All drill cuttings produced in the Thunder Horse field will be cleaned and returned to shore for disposal, one of several environmental protection measures the development has committed to there will be no routine flaring, all produced sand will be cleaned and taken to shore, and produced water will be cleaned to contain less than the maximum regulatory allowed oil content level before any overboard discharge, although the primary operation calls for the produced water to be reinjected into the reservoir rather than discharged.
‘Commissioning is part of the final integration workscope,’ says BP’s Earl Dague, in charge of completing the PDQ before it sails for the field. ‘Bringing all the parts, large and small, together in a supersized production and drilling facility with a lot of interdependent equipment and systems presents its challenges.’
Dague has responsibility for the day-to-day decisions on who gets priority. Although the work was planned a year ago with BP’s delivery teams, the demands of a 1000-strong workforce, plus 500 contractors and vendors at the site, inevitably throws up simultaneous demands. And on top of the engineering work, there are the less obvious demands providing hundreds of meals each day for round-the-clock working, or moving people up onto the PDQ and down again on the two elevators, an operation which he estimates has moved a million people during the work at Ingleside.

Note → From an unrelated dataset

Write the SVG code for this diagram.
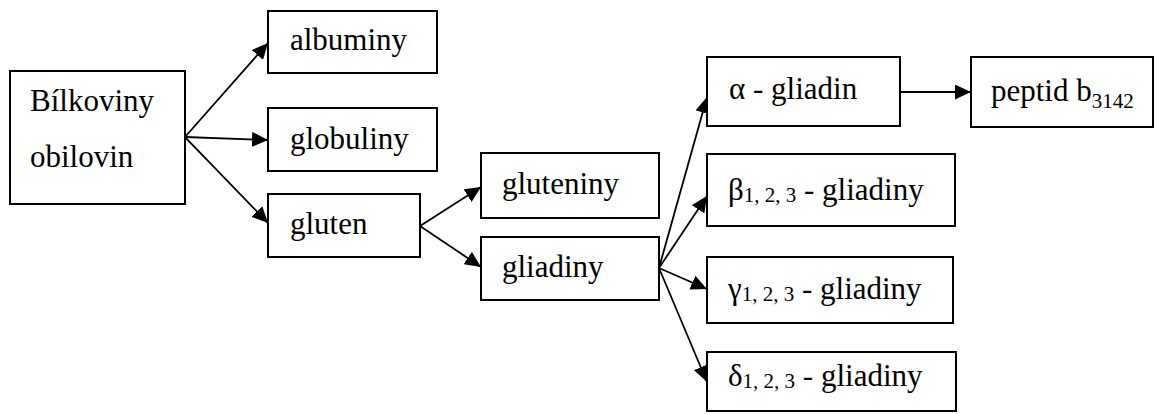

But there are major operations too.
‘As the PDQ is classed as a floating vessel, it must meet US Coast Guard approval before it can leave the yard and become operational in the field,’ he explains. ‘The approvals run into hundreds as we demonstrate that all safety systems are operative, the crew has been trained, design codes are rechecked, documents correct and so forth. But perhaps the largest action was the inclination test of the PDQ.’
‘All part of this once-in-a-career project called Thunder Horse,’ Dague adds with a smile.
And so the engineering epic of ‘building the big one’ draws to a close. When the PDQ is manoeuvred along the channels and out to sea by a battery of tugs under precision control on its way to installation in the deep waters of the Gulf of Mexico ultimately to become the largest producing field in the region so begins the next chapter for Thunder Horse. But that, as they say, is another story.